One phrase from a guidebook on writing and publishing sits with me, whenever the talk turns to publishing yourself. "It's important to be honest about your expectations," says the Poets & Writers Complete Guide to Being a Writer. "Choose a path to publishing accordingly."
Debra Englander contributed to the self-publishing ideas in the book. Its Chapter 15 says "One needn't have any evidence of literary merit, or really anything in particular except one important thing: money."
Yes, you bring the money that a publisher would bring. You'll be an author who can count on your choices becoming parts of your book.
The 2020 Guide adds that despite the benefits of speed to market, more control, and higher profits, "most authors prefer traditional publishing over self-publishing." And yet, here we are, four years later with the author-published books dominating bestseller lists on Amazon.
At the finale, you'll only need to look around at the success that the author-publishers have earned. Go ahead, compare it to traditional publishing's promises.
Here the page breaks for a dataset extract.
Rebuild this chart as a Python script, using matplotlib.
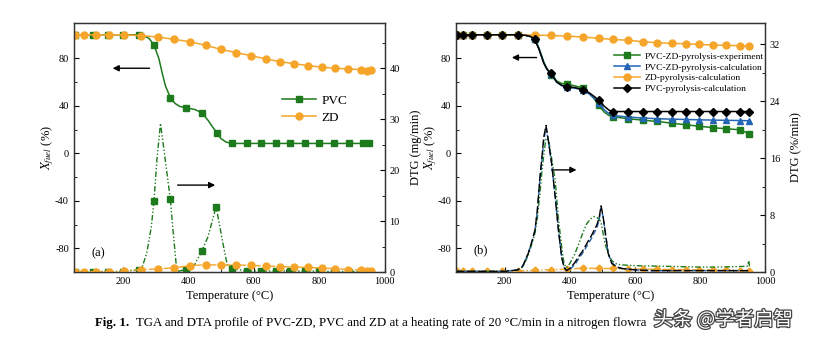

A brag about being one of 400 finalists in an indie contest, or the National Book Award? A review in a well-read blog, or appearing on the cover of the New York Times Book Review? You get a shot at the Times and the NBA if you're traditionally published. Except now it turns out the NBA has a category for smaller publishers of many varieties. Author-publishers are everywhere now, selling books that look professional and satisfy readers. For plenty of authors, those two things alone make them feel legit.
One last note: that book being sold in the coffee shop? Its author got a contract for his books, author-published and as yet written, from a traditional publisher.
We learned how publishing needs money while working for publishers, then founding our own company. There's not much you can create, and make it last, that doesn't need money. Getting value for money is the real issue. Author-publishing looks easy, doesn't it? Ask someone who has, and has money. Also, ask somebody who has, and doesn't.
Great insights as always, Ron! Money has always talked, and likely always will.